Abril deu ao trabalhador a dignidade de não tirar o chapéu ao patrão, à mulher o direito a deixar de pedir autorização ao marido, ao negro a experiência de não tratar o branco por “senhor”. Primeiro em explosão de liberdade, só depois com direitos formais. O 25 de novembro, que o povo apoiou sem alguma vez festejar, foi necessário para travar a caminhada para o abismo das “vanguardas”. Mas hoje serve para os outros derrotados desse dia (os que Melo Antunes travou quando queriam a revanche saudosista) tentarem criminalizar essa explosão inicial, transformando a Revolução num mero golpe de Estado. Do 25 de Abril fazem parte o 28 de setembro, o 11 de março, o 25 de novembro. Mas só Abril libertou. E resumir essa libertação ao fim da censura e da polícia política ou à adoção da democracia parlamentar é ignorar o que há mais tempo oprimia os portugueses: a miséria, a dependência, o favor, a herança. O que acabou com a indignidade foram os direitos dos trabalhadores, o sistema de reformas universal, as fé¬rias, o 13º mês, a escola pública para todos, o Serviço Nacional de Saúde. Sobraram relíquias, como o corporativismo. Na justiça, onde está intacto, alimenta o justicialismo antidemocrático de uma casta “moralmente superior”. Tivéssemos optado pela serena transição e assim seria tudo o resto, com os velhos poderes a tutelar a jovem democracia.

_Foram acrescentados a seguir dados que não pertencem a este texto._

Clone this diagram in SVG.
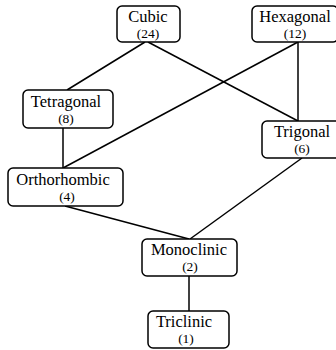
<svg xmlns="http://www.w3.org/2000/svg" width="336" height="350" viewBox="0 0 336 350">
<style>
.box{fill:#fff;stroke:#000;stroke-width:1.5}
.n{font-family:"Liberation Serif","Times New Roman",serif;font-size:16.5px;text-anchor:middle;fill:#000}
.c{font-family:"Liberation Serif","Times New Roman",serif;font-size:13.5px;text-anchor:middle;fill:#000}
.e{stroke:#000;stroke-width:1.5;fill:none}
</style>
<rect width="336" height="350" fill="#fff"/>
<g id="connectors">
<line class="e" x1="145" y1="42" x2="67" y2="90"/>
<line class="e" x1="148" y1="42" x2="298" y2="121"/>
<line class="e" x1="298" y1="42" x2="63" y2="168"/>
<line class="e" x1="298" y1="42" x2="298" y2="121"/>
<line class="e" x1="63" y1="128" x2="63" y2="168"/>
<line class="e" x1="65" y1="206" x2="189" y2="239"/>
<line class="e" x1="302" y1="158" x2="190" y2="239"/>
<line class="e" x1="189" y1="276" x2="189" y2="311"/>
</g>
<g id="cubic">
<rect class="box" x="117" y="6" width="63" height="36" rx="5"/>
<text class="n" x="148" y="22">Cubic</text>
<text class="c" x="148" y="38">(24)</text>
</g>
<g id="hexagonal">
<rect class="box" x="252" y="6" width="86" height="36" rx="5"/>
<text class="n" x="295" y="22">Hexagonal</text>
<text class="c" x="295" y="38">(12)</text>
</g>
<g id="tetragonal">
<rect class="box" x="23" y="90" width="90" height="38" rx="5"/>
<text class="n" x="66" y="107">Tetragonal</text>
<text class="c" x="66" y="123">(8)</text>
</g>
<g id="trigonal">
<rect class="box" x="262" y="121" width="80" height="37" rx="5"/>
<text class="n" x="302" y="137">Trigonal</text>
<text class="c" x="302" y="153">(6)</text>
</g>
<g id="orthorhombic">
<rect class="box" x="8" y="168" width="115" height="38" rx="5"/>
<text class="n" x="63" y="185">Orthorhombic</text>
<text class="c" x="67" y="201">(4)</text>
</g>
<g id="monoclinic">
<rect class="box" x="142" y="239" width="95" height="37" rx="5"/>
<text class="n" x="189" y="255">Monoclinic</text>
<text class="c" x="190" y="271">(2)</text>
</g>
<g id="triclinic">
<rect class="box" x="148" y="311" width="81" height="37" rx="5"/>
<text class="n" x="184" y="327">Triclinic</text>
<text class="c" x="186" y="343">(1)</text>
</g>
</svg>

Não há liberdade a sério para quem vive em necessidade. Quem não tem direitos não pode deixar de tirar o chapéu ao patrão que passa. Não há mulheres livres que não se sustentem a si mesmas. Um cidadão não vive em democracia se o medo impera na empresa onde trabalha. O que libertou e democratizou o nosso país foi, antes de tudo, uma profunda revolução social. Parte vinha de antes, muito chegou depois, como acontece sempre nestas mudanças. Sem exagerar nos resultados, porque ainda somos dos países mais desiguais da Europa, os portugueses libertaram-se quando deixaram de depender do padre para continuar a estudar, da sorte para não morrer no parto, do berço para chegar ao ensino superior, da obediência ao patrão para manter o emprego. Se a extrema-direita ameaça a democracia política, outros têm atacado estas conquistas, que veem como um perigo para a liberdade do privilégio. Não atacam o Abril que nos une. Atacam o Abril que, democraticamente, continua em disputa. Aquele que operou uma mudança ainda mais profunda do que a mudança de regime.
Em “A Coisa”, um outro militante em sofrimento existencial diz: “Quando os comunistas perdem a ideia da revolução, perdem o sentido da aventura. Sem sentido da aventura tornam-se gente aborrecida e, como vimos, até gente perigosa.” Não quero o regresso da utopia comunista que, tendo combatido a exploração onde foi resistência, deixou um rasto de crime onde chegou ao poder. Por estes dias, a (verdadeira) social-democracia chega e sobra como radicalidade. Quero que alguém se recorde que o 25 de Abril não se fez para estarmos de acordo. Se gritamos “25 de Abril, sempre”, é porque ele está sempre em disputa. Quando apenas servir para unir os que defendem um modo de Governo, estará tão morto como o 5 de outubro. Abril deu-nos o direito a sermos do “contra”. Por isso o celebramos com uma manifestação de protesto, coisa incompreensível para estrangeiros que vão espreitar a avenida. Porque ainda não é apenas mais uma festa do regime.
Engana-se quem diz que Abril não se cumpriu. Conquistámos os instrumentos para decidir o nosso futuro. Se, nas últimas décadas, reduzimos a democracia à seleção dos gestores de coisas inevitáveis, isso foi escolha nossa. E essa escolha talvez tenha ajudado a inchar a extrema-direita. A democracia deixou de prometer mais do que o olhar alcança. E isso mata as ditaduras, as democracias, todos os regimes. A extrema-direita cresce porque as pessoas precisam que alguém diga que quer mudar alguma coisa. Apesar de não serem mais do que o sistema por meios mais agressivos, ao menos fingem que são do “contra”. Nós, como diria José Mário Branco, “saímos à rua de cravo na mão sem dar conta de que saímos à rua de cravo na mão a horas certas”. Defendemos as conquistas de Abril, a memória de Abril. Tanto empenho em defender Abril que nos esquecemos que Abril nos trouxe o direito à dissidência. Esquecemos que somos os que um dia tomarão o castelo, não os que o defendem. Se queremos celebrar Abril, reinventemos a desobediência. Ou, perante a evidência que deixámos de conquistar coisas novas, os seus inimigos ocuparão esse lugar.»